Your instructions:
All the data must come back unchanged, except that pictures are left out.

Start of Collected data

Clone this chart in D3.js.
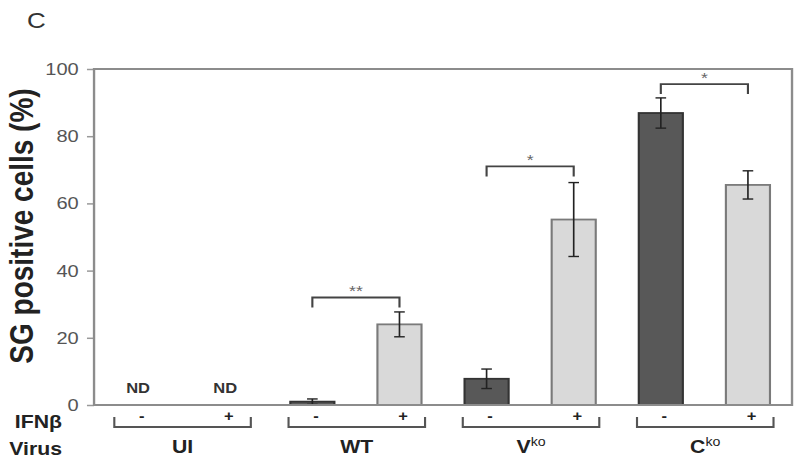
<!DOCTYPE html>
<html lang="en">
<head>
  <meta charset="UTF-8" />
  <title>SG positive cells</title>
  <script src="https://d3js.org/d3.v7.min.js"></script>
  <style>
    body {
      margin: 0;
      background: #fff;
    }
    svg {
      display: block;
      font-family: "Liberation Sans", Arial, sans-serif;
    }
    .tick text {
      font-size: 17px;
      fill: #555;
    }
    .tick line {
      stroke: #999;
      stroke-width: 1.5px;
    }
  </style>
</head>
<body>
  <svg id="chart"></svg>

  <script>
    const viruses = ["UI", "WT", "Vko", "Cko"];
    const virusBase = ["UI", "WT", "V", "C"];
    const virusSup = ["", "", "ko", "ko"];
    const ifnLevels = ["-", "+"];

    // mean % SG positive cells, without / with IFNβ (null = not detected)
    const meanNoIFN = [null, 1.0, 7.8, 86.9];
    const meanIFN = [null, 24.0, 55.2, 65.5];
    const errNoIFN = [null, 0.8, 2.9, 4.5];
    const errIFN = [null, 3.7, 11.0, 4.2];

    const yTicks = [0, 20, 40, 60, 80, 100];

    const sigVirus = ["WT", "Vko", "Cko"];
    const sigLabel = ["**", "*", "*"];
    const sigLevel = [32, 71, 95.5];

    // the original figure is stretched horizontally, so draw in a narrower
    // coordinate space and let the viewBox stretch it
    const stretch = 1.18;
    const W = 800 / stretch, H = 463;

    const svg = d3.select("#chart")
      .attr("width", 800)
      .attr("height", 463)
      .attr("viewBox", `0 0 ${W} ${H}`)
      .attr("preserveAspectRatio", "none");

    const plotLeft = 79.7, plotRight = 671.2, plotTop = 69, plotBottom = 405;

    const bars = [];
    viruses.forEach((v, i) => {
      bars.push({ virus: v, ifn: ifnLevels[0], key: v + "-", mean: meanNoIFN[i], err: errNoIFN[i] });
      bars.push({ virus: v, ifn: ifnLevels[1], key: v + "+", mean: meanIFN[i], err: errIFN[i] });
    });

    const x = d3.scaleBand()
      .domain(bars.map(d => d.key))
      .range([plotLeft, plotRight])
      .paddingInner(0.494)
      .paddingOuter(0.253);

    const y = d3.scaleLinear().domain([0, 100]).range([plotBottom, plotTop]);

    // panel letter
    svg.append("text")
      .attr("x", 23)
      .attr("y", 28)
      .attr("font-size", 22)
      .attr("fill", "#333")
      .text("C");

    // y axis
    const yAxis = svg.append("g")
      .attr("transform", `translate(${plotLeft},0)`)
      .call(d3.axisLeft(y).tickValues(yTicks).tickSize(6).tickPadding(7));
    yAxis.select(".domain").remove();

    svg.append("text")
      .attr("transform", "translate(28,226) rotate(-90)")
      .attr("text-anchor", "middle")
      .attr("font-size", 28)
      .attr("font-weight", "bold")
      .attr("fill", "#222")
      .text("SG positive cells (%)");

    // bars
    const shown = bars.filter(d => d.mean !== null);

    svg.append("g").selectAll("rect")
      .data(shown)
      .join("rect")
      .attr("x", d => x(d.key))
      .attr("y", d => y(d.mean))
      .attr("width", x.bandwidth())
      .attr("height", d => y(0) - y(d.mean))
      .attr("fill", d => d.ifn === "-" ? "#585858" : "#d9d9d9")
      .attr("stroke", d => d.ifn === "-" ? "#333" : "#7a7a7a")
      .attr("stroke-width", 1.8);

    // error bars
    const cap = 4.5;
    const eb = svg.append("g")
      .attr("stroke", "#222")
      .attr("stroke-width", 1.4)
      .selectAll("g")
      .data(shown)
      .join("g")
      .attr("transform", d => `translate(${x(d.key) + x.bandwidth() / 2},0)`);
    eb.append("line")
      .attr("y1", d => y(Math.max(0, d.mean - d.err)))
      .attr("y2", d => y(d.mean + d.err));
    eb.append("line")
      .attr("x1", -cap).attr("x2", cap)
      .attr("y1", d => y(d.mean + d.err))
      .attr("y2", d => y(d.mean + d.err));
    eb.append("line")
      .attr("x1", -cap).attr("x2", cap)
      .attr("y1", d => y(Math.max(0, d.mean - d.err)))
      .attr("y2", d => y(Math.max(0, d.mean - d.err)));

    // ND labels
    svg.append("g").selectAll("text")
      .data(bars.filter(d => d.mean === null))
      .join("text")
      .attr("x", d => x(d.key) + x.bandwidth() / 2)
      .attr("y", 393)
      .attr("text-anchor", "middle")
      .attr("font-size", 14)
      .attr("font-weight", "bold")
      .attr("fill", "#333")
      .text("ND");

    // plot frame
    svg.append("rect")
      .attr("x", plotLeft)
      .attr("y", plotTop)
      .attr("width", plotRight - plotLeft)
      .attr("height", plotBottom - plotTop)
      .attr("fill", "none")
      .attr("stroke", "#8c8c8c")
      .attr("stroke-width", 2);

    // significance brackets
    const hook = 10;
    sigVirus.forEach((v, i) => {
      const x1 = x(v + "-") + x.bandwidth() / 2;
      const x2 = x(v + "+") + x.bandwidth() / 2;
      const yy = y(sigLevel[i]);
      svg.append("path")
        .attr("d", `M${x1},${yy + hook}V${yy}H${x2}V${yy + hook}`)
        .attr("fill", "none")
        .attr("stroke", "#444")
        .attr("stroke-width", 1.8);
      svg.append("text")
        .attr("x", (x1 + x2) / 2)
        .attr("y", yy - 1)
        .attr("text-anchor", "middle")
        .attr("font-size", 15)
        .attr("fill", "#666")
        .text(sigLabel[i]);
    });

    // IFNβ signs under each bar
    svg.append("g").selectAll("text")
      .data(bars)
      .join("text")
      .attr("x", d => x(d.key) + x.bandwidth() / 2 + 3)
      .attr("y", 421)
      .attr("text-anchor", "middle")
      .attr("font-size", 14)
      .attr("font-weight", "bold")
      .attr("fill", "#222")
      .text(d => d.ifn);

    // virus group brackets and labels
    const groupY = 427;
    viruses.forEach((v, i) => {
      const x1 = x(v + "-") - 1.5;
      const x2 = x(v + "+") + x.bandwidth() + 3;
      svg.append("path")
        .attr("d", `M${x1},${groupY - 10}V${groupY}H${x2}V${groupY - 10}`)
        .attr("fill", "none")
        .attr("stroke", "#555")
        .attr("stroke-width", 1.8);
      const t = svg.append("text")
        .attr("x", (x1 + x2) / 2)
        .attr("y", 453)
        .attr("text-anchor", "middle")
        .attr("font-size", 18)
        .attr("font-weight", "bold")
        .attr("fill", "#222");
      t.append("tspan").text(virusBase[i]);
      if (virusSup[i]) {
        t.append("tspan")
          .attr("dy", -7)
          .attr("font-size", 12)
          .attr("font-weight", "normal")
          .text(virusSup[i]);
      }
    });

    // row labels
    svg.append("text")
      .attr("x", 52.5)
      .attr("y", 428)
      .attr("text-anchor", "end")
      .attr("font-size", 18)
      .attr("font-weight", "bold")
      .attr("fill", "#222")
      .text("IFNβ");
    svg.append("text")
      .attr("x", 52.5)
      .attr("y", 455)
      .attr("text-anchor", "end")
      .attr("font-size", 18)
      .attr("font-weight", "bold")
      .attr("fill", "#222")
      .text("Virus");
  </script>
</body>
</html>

End of Collected data

Response for this exercise:
Clone this chart in D3.js.
<!DOCTYPE html>
<html lang="en">
<head>
  <meta charset="UTF-8" />
  <title>SG positive cells</title>
  <script src="https://d3js.org/d3.v7.min.js"></script>
  <style>
    body {
      margin: 0;
      background: #fff;
    }
    svg {
      display: block;
      font-family: "Liberation Sans", Arial, sans-serif;
    }
    .tick text {
      font-size: 17px;
      fill: #555;
    }
    .tick line {
      stroke: #999;
      stroke-width: 1.5px;
    }
  </style>
</head>
<body>
  <svg id="chart"></svg>

  <script>
    const viruses = ["UI", "WT", "Vko", "Cko"];
    const virusBase = ["UI", "WT", "V", "C"];
    const virusSup = ["", "", "ko", "ko"];
    const ifnLevels = ["-", "+"];

    // mean % SG positive cells, without / with IFNβ (null = not detected)
    const meanNoIFN = [null, 1.0, 7.8, 86.9];
    const meanIFN = [null, 24.0, 55.2, 65.5];
    const errNoIFN = [null, 0.8, 2.9, 4.5];
    const errIFN = [null, 3.7, 11.0, 4.2];

    const yTicks = [0, 20, 40, 60, 80, 100];

    const sigVirus = ["WT", "Vko", "Cko"];
    const sigLabel = ["**", "*", "*"];
    const sigLevel = [32, 71, 95.5];

    // the original figure is stretched horizontally, so draw in a narrower
    // coordinate space and let the viewBox stretch it
    const stretch = 1.18;
    const W = 800 / stretch, H = 463;

    const svg = d3.select("#chart")
      .attr("width", 800)
      .attr("height", 463)
      .attr("viewBox", `0 0 ${W} ${H}`)
      .attr("preserveAspectRatio", "none");

    const plotLeft = 79.7, plotRight = 671.2, plotTop = 69, plotBottom = 405;

    const bars = [];
    viruses.forEach((v, i) => {
      bars.push({ virus: v, ifn: ifnLevels[0], key: v + "-", mean: meanNoIFN[i], err: errNoIFN[i] });
      bars.push({ virus: v, ifn: ifnLevels[1], key: v + "+", mean: meanIFN[i], err: errIFN[i] });
    });

    const x = d3.scaleBand()
      .domain(bars.map(d => d.key))
      .range([plotLeft, plotRight])
      .paddingInner(0.494)
      .paddingOuter(0.253);

    const y = d3.scaleLinear().domain([0, 100]).range([plotBottom, plotTop]);

    // panel letter
    svg.append("text")
      .attr("x", 23)
      .attr("y", 28)
      .attr("font-size", 22)
      .attr("fill", "#333")
      .text("C");

    // y axis
    const yAxis = svg.append("g")
      .attr("transform", `translate(${plotLeft},0)`)
      .call(d3.axisLeft(y).tickValues(yTicks).tickSize(6).tickPadding(7));
    yAxis.select(".domain").remove();

    svg.append("text")
      .attr("transform", "translate(28,226) rotate(-90)")
      .attr("text-anchor", "middle")
      .attr("font-size", 28)
      .attr("font-weight", "bold")
      .attr("fill", "#222")
      .text("SG positive cells (%)");

    // bars
    const shown = bars.filter(d => d.mean !== null);

    svg.append("g").selectAll("rect")
      .data(shown)
      .join("rect")
      .attr("x", d => x(d.key))
      .attr("y", d => y(d.mean))
      .attr("width", x.bandwidth())
      .attr("height", d => y(0) - y(d.mean))
      .attr("fill", d => d.ifn === "-" ? "#585858" : "#d9d9d9")
      .attr("stroke", d => d.ifn === "-" ? "#333" : "#7a7a7a")
      .attr("stroke-width", 1.8);

    // error bars
    const cap = 4.5;
    const eb = svg.append("g")
      .attr("stroke", "#222")
      .attr("stroke-width", 1.4)
      .selectAll("g")
      .data(shown)
      .join("g")
      .attr("transform", d => `translate(${x(d.key) + x.bandwidth() / 2},0)`);
    eb.append("line")
      .attr("y1", d => y(Math.max(0, d.mean - d.err)))
      .attr("y2", d => y(d.mean + d.err));
    eb.append("line")
      .attr("x1", -cap).attr("x2", cap)
      .attr("y1", d => y(d.mean + d.err))
      .attr("y2", d => y(d.mean + d.err));
    eb.append("line")
      .attr("x1", -cap).attr("x2", cap)
      .attr("y1", d => y(Math.max(0, d.mean - d.err)))
      .attr("y2", d => y(Math.max(0, d.mean - d.err)));

    // ND labels
    svg.append("g").selectAll("text")
      .data(bars.filter(d => d.mean === null))
      .join("text")
      .attr("x", d => x(d.key) + x.bandwidth() / 2)
      .attr("y", 393)
      .attr("text-anchor", "middle")
      .attr("font-size", 14)
      .attr("font-weight", "bold")
      .attr("fill", "#333")
      .text("ND");

    // plot frame
    svg.append("rect")
      .attr("x", plotLeft)
      .attr("y", plotTop)
      .attr("width", plotRight - plotLeft)
      .attr("height", plotBottom - plotTop)
      .attr("fill", "none")
      .attr("stroke", "#8c8c8c")
      .attr("stroke-width", 2);

    // significance brackets
    const hook = 10;
    sigVirus.forEach((v, i) => {
      const x1 = x(v + "-") + x.bandwidth() / 2;
      const x2 = x(v + "+") + x.bandwidth() / 2;
      const yy = y(sigLevel[i]);
      svg.append("path")
        .attr("d", `M${x1},${yy + hook}V${yy}H${x2}V${yy + hook}`)
        .attr("fill", "none")
        .attr("stroke", "#444")
        .attr("stroke-width", 1.8);
      svg.append("text")
        .attr("x", (x1 + x2) / 2)
        .attr("y", yy - 1)
        .attr("text-anchor", "middle")
        .attr("font-size", 15)
        .attr("fill", "#666")
        .text(sigLabel[i]);
    });

    // IFNβ signs under each bar
    svg.append("g").selectAll("text")
      .data(bars)
      .join("text")
      .attr("x", d => x(d.key) + x.bandwidth() / 2 + 3)
      .attr("y", 421)
      .attr("text-anchor", "middle")
      .attr("font-size", 14)
      .attr("font-weight", "bold")
      .attr("fill", "#222")
      .text(d => d.ifn);

    // virus group brackets and labels
    const groupY = 427;
    viruses.forEach((v, i) => {
      const x1 = x(v + "-") - 1.5;
      const x2 = x(v + "+") + x.bandwidth() + 3;
      svg.append("path")
        .attr("d", `M${x1},${groupY - 10}V${groupY}H${x2}V${groupY - 10}`)
        .attr("fill", "none")
        .attr("stroke", "#555")
        .attr("stroke-width", 1.8);
      const t = svg.append("text")
        .attr("x", (x1 + x2) / 2)
        .attr("y", 453)
        .attr("text-anchor", "middle")
        .attr("font-size", 18)
        .attr("font-weight", "bold")
        .attr("fill", "#222");
      t.append("tspan").text(virusBase[i]);
      if (virusSup[i]) {
        t.append("tspan")
          .attr("dy", -7)
          .attr("font-size", 12)
          .attr("font-weight", "normal")
          .text(virusSup[i]);
      }
    });

    // row labels
    svg.append("text")
      .attr("x", 52.5)
      .attr("y", 428)
      .attr("text-anchor", "end")
      .attr("font-size", 18)
      .attr("font-weight", "bold")
      .attr("fill", "#222")
      .text("IFNβ");
    svg.append("text")
      .attr("x", 52.5)
      .attr("y", 455)
      .attr("text-anchor", "end")
      .attr("font-size", 18)
      .attr("font-weight", "bold")
      .attr("fill", "#222")
      .text("Virus");
  </script>
</body>
</html>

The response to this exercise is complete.